DO THIS:
Leave out the pictures and print only the lines from the one with "Rebuild this chart" through the one with "ax = fig.add_axes([81", exactly as they are.

ROWS:
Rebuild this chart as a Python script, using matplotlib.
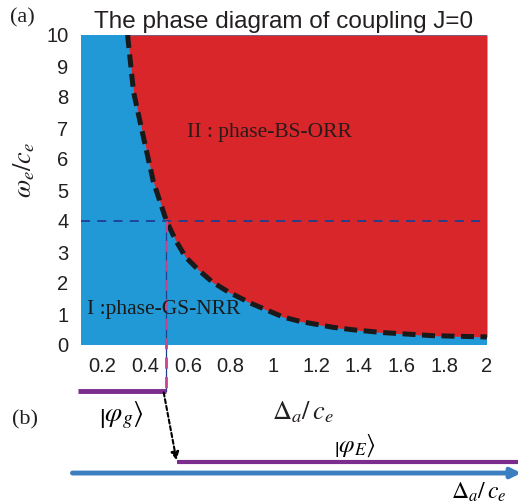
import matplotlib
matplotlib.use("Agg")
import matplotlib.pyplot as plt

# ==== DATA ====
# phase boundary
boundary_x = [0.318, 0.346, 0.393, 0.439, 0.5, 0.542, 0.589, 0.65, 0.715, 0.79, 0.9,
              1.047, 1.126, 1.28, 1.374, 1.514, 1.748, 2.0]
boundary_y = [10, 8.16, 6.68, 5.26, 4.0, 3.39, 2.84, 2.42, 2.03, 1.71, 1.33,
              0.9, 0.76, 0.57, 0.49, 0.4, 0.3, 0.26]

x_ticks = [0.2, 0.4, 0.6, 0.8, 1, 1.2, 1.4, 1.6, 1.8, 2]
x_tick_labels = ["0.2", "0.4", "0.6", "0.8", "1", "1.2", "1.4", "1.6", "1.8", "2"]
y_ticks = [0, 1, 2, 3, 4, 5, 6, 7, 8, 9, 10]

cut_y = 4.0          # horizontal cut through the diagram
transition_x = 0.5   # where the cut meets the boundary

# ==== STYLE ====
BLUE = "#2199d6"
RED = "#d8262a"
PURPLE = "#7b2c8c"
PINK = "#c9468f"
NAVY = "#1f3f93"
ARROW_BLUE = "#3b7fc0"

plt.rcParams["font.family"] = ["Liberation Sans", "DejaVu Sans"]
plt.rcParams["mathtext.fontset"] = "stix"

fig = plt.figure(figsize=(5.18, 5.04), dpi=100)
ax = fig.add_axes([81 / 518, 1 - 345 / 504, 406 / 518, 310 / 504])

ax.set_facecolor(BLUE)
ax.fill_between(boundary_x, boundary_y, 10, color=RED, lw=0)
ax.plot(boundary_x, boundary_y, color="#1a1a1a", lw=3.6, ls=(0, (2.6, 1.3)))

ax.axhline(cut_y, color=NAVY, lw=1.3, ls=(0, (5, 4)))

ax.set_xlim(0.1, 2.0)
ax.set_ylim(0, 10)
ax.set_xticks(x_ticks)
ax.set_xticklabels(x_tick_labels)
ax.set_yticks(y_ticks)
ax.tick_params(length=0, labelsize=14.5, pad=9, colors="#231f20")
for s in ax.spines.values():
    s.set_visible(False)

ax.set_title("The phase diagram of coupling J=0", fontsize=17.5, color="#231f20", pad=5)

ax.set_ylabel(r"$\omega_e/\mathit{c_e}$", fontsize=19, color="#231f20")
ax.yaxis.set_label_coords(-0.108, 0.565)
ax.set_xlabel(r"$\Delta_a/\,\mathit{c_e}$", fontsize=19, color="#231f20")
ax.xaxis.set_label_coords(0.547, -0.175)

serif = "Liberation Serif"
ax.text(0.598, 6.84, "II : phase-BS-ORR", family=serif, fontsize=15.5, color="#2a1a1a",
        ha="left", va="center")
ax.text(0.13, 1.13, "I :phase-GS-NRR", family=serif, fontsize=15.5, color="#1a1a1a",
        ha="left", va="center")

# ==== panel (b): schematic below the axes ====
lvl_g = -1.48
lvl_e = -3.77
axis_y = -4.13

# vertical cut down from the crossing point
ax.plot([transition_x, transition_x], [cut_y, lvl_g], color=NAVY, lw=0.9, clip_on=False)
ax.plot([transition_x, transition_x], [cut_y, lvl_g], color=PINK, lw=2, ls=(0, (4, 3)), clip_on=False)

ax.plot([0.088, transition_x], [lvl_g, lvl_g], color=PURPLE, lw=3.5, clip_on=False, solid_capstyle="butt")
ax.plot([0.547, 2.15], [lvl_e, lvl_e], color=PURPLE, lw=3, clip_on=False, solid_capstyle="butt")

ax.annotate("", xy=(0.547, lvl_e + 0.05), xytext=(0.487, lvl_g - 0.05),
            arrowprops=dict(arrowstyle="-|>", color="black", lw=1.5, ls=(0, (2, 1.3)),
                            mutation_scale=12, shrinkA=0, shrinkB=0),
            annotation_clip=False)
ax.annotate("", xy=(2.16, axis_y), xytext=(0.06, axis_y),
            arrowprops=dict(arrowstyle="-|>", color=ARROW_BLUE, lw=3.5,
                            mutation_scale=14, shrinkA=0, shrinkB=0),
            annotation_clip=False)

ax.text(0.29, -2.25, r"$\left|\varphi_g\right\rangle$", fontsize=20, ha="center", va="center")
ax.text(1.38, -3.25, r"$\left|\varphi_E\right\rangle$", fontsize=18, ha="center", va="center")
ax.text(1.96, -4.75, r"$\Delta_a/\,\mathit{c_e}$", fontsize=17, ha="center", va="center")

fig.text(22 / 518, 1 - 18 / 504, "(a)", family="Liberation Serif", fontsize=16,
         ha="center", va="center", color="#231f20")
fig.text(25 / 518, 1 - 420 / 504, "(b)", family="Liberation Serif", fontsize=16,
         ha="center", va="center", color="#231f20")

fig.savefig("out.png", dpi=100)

* * *

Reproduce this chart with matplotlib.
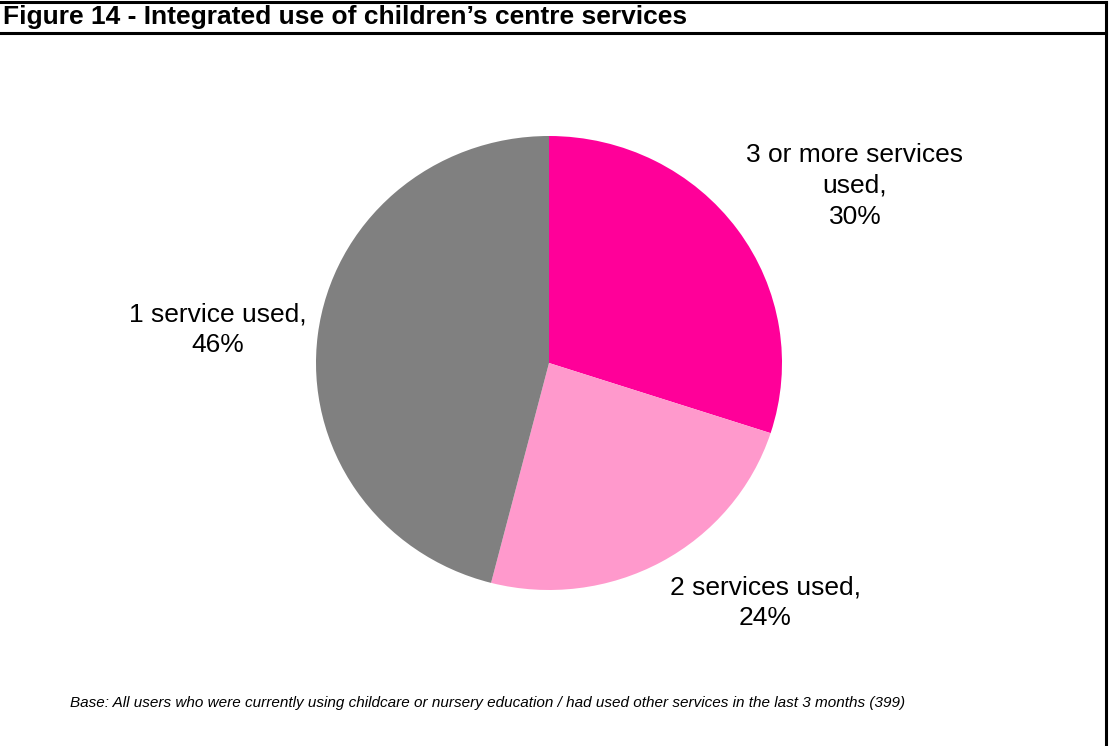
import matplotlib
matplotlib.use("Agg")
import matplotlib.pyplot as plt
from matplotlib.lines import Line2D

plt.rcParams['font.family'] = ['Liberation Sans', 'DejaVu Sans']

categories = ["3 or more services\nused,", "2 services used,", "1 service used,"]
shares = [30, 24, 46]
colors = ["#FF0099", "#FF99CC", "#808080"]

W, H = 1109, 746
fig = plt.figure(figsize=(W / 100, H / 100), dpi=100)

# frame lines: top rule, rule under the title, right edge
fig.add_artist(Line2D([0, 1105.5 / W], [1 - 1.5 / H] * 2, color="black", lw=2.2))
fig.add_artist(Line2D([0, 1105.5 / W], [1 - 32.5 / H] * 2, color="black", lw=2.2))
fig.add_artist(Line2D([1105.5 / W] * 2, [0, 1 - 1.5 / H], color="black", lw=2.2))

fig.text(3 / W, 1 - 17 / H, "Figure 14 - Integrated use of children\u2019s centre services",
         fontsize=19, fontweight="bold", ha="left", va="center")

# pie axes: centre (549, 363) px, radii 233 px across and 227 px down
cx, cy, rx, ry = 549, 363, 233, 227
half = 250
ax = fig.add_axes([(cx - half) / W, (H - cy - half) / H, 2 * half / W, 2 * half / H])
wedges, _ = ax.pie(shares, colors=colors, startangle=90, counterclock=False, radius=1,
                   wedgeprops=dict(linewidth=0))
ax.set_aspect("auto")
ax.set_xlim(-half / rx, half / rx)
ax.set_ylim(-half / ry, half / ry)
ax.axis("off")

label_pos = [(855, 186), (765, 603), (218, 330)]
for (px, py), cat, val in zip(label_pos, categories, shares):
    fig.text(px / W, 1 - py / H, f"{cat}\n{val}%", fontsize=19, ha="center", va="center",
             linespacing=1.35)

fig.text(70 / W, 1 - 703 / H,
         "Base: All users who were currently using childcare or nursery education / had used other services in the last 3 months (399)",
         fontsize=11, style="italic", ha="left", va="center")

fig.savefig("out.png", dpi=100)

...

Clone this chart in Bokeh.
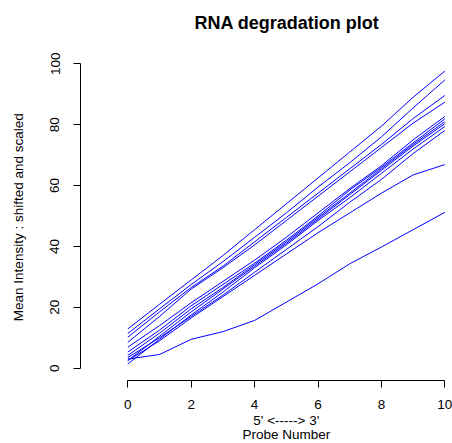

THE COMPLETED TASK:
Rebuild this chart as a Python script, using matplotlib.
import matplotlib
matplotlib.use("Agg")
import matplotlib.pyplot as plt

# ==== DATA ====
# phase boundary
boundary_x = [0.318, 0.346, 0.393, 0.439, 0.5, 0.542, 0.589, 0.65, 0.715, 0.79, 0.9,
              1.047, 1.126, 1.28, 1.374, 1.514, 1.748, 2.0]
boundary_y = [10, 8.16, 6.68, 5.26, 4.0, 3.39, 2.84, 2.42, 2.03, 1.71, 1.33,
              0.9, 0.76, 0.57, 0.49, 0.4, 0.3, 0.26]

x_ticks = [0.2, 0.4, 0.6, 0.8, 1, 1.2, 1.4, 1.6, 1.8, 2]
x_tick_labels = ["0.2", "0.4", "0.6", "0.8", "1", "1.2", "1.4", "1.6", "1.8", "2"]
y_ticks = [0, 1, 2, 3, 4, 5, 6, 7, 8, 9, 10]

cut_y = 4.0          # horizontal cut through the diagram
transition_x = 0.5   # where the cut meets the boundary

# ==== STYLE ====
BLUE = "#2199d6"
RED = "#d8262a"
PURPLE = "#7b2c8c"
PINK = "#c9468f"
NAVY = "#1f3f93"
ARROW_BLUE = "#3b7fc0"

plt.rcParams["font.family"] = ["Liberation Sans", "DejaVu Sans"]
plt.rcParams["mathtext.fontset"] = "stix"

fig = plt.figure(figsize=(5.18, 5.04), dpi=100)
ax = fig.add_axes([81 / 518, 1 - 345 / 504, 406 / 518, 310 / 504])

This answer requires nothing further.